Nuorgam, who is also a member of Finland’s Saami Parliament and head of the Saami Council’s Human Rights Unit, further stated that the Forum provides an opportunity to share innovations and practices that have been developed in Indigenous communities “over centuries and millennia.”

Forum participants made cases on behalf of traditional knowledge, culture, languages as well as land rights restoration, and environment preservation specifically regarding climate change.

“In my culture, everything that we talk about and everything that we teach one another has to do with the land,” Canadian educator and filmmaker Ashton Janvier, one of more than 1,000 delegates at UNPFII, stated about the Denesuline language.

“We’re working on creating resources, books and knowledge in the Dene language,” Janvier said. “We teach the younger generation land-based teachings – making fire, offering tobacco, trapping, hunting, fishing on the land – and that’s how we work on revitalizing the language.”

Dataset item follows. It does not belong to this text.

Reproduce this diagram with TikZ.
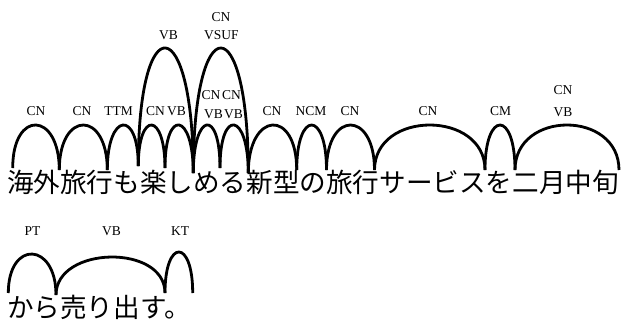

Vice-chair Nuorgam also took the opportunity to draw attention to difficulties being faced by Indigenous women, pointing out that while women are integral for addressing poverty and hunger, they face structural discrimination and violence. 

“These topics are of central importance to Indigenous peoples and the attainment of their human rights”, Vice-President (VP) of the Economic and Social Council (ECOSOC) Valentin Rybakov said while addressing the Forum. “Along with recognition comes the need to acknowledge the source, ownership and protection of traditional knowledge.”

Rybakov disclosed several activities which will be launched to support the Sustainable Development Goals (SDGs).

The ECOSOC VP announced the first SDG Summit for State heads in Sept. to review six of the SDGs, including education equality, economic growth and combating climate change.

The 16 independent experts of the Forum comprise eight nominated by U.N. Member States and others by Indigenous organizations globally.

Indigenous peoples make up under six percent of the world’s population but account for 15 percent of the poorest, according to the Forum.

Indigenous peoples live in some 90 countries, represent 5,000 different cultures and speak a majority of the world’s estimated 6,700 languages.